DATASET EXTRACT >>
————

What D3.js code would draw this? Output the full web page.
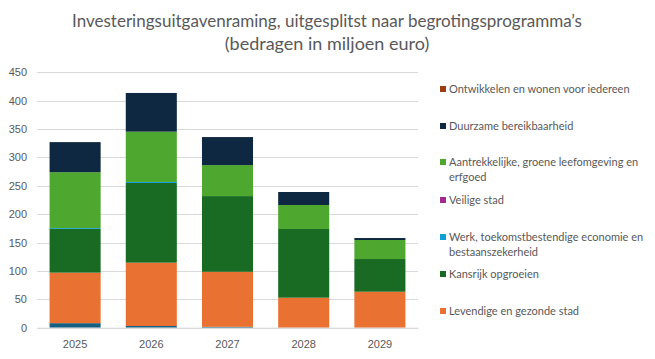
<!DOCTYPE html>
<html><head><meta charset="utf-8">
<script src="https://cdn.jsdelivr.net/npm/d3@7"></script>
<style>body{margin:0;background:#fff}svg{display:block}</style>
</head><body>
<svg id="c" width="655" height="359"></svg>
<script>
const years = ["2025","2026","2027","2028","2029"];
// stack order bottom -> top
const seriesNames = ["Overig","Levendige en gezonde stad","Kansrijk opgroeien","Werk, toekomstbestendige economie en bestaanszekerheid","Veilige stad","Aantrekkelijke, groene leefomgeving en erfgoed","Duurzame bereikbaarheid","Ontwikkelen en wonen voor iedereen"];
const overig      = [8, 3, 1.5, 0, 0];
const levendige   = [89, 111.6, 97, 52.9, 63.4];
const kansrijk    = [77, 140.4, 133.4, 121, 57.6];
const werk        = [1.5, 1.8, 0, 0, 0];
const veilige     = [0, 0, 0, 0, 0];
const aantrekkelijk = [98.5, 88.6, 54.6, 42.3, 33.5];
const duurzaam    = [53, 68.2, 49.4, 22.9, 3.5];
const ontwikkelen = [0, 0, 0, 0, 0];
const yTicks = [0,50,100,150,200,250,300,350,400,450];
const legendNames = ["Ontwikkelen en wonen voor iedereen","Duurzame bereikbaarheid","Aantrekkelijke, groene leefomgeving en erfgoed","Veilige stad","Werk, toekomstbestendige economie en bestaanszekerheid","Kansrijk opgroeien","Levendige en gezonde stad"];

const colors = {
  "Overig":"#156082",
  "Levendige en gezonde stad":"#E97132",
  "Kansrijk opgroeien":"#196B24",
  "Werk, toekomstbestendige economie en bestaanszekerheid":"#0F9ED5",
  "Veilige stad":"#A02B93",
  "Aantrekkelijke, groene leefomgeving en erfgoed":"#4EA72E",
  "Duurzame bereikbaarheid":"#0E2841",
  "Ontwikkelen en wonen voor iedereen":"#9C3D12"
};
const legendLines = {
  "Aantrekkelijke, groene leefomgeving en erfgoed":["Aantrekkelijke, groene leefomgeving en","erfgoed"],
  "Werk, toekomstbestendige economie en bestaanszekerheid":["Werk, toekomstbestendige economie en","bestaanszekerheid"]
};
const allVals = [overig, levendige, kansrijk, werk, veilige, aantrekkelijk, duurzaam, ontwikkelen];
const rows = years.map((y,i)=>{const r={year:y}; seriesNames.forEach((s,k)=>r[s]=allVals[k][i]); return r;});

const svg = d3.select("#c");
const margin = {left:37, right:237, top:72.3, bottom:31.3};
const W = 655, H = 359;
const x = d3.scaleBand().domain(years).range([margin.left, W-margin.right]).paddingInner(0.33).paddingOuter(0.165);
const y = d3.scaleLinear().domain([0,450]).range([H-margin.bottom, margin.top]);

// title
const title = svg.append("text").attr("x",327).attr("text-anchor","middle")
  .attr("font-family","Lato, sans-serif").attr("font-size",18).attr("fill","#595959");
title.append("tspan").attr("x",327).attr("y",27).text("Investeringsuitgavenraming, uitgesplitst naar begrotingsprogramma’s");
title.append("tspan").attr("x",327).attr("y",50).text("(bedragen in miljoen euro)");
title.selectAll("tspan").each(function(){
  const w = this.getComputedTextLength();
  if (this.textContent.length > 40 && w > 510) d3.select(this).attr("textLength",510).attr("lengthAdjust","spacingAndGlyphs");
});

// grid
svg.append("g").selectAll("line").data(yTicks).join("line")
  .attr("x1",margin.left).attr("x2",W-margin.right)
  .attr("y1",d=>Math.round(y(d))+0.5).attr("y2",d=>Math.round(y(d))+0.5)
  .attr("stroke","#d9d9d9").attr("stroke-width",1);

// y axis labels
const yAxis = d3.axisLeft(y).tickValues(yTicks).tickSize(0).tickPadding(8);
const ya = svg.append("g").attr("transform",`translate(${margin.left-2},0)`).call(yAxis);
ya.select(".domain").remove();
ya.selectAll("text").attr("font-family","'Liberation Sans', Arial, sans-serif").attr("font-size",11).attr("fill","#595959");

// stacks
const stack = d3.stack().keys(seriesNames)(rows);
svg.append("g").selectAll("g").data(stack).join("g").attr("fill",d=>colors[d.key])
  .selectAll("rect").data(d=>d).join("rect")
  .attr("x",d=>x(d.data.year)).attr("width",x.bandwidth())
  .attr("y",d=>y(d[1])).attr("height",d=>Math.max(0,y(d[0])-y(d[1])));

// x axis
const xAxis = d3.axisBottom(x).tickSize(0).tickPadding(10);
const xa = svg.append("g").attr("transform",`translate(0,${H-margin.bottom})`).call(xAxis);
xa.select(".domain").attr("stroke","#d9d9d9");
xa.selectAll("text").attr("font-family","'Liberation Sans', Arial, sans-serif").attr("font-size",11).attr("fill","#595959").attr("dy","0.9em");

// legend
const legY = [89,126,162,200,237,274,311];
const lg = svg.append("g");
legendNames.forEach((n,i)=>{
  const g = lg.append("g").attr("transform",`translate(440,${legY[i]})`);
  g.append("rect").attr("x",0).attr("y",-3).attr("width",6).attr("height",6).attr("fill",colors[n]);
  const lines = legendLines[n] || [n];
  lines.forEach((t,j)=>{
    g.append("text").attr("x",9).attr("y",j*15).attr("dy","0.35em")
      .attr("font-family","Lato, sans-serif").attr("font-size",11).attr("fill","#595959").text(t);
  });
});
</script>
</body></html>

————

WHAT IS BEING ASKED >> Copy out every line of the data that includes "this".

FINAL RESULT >>
What D3.js code would draw this? Output the full web page.
  const w = this.getComputedTextLength();
  if (this.textContent.length > 40 && w > 510) d3.select(this).attr("textLength",510).attr("lengthAdjust","spacingAndGlyphs");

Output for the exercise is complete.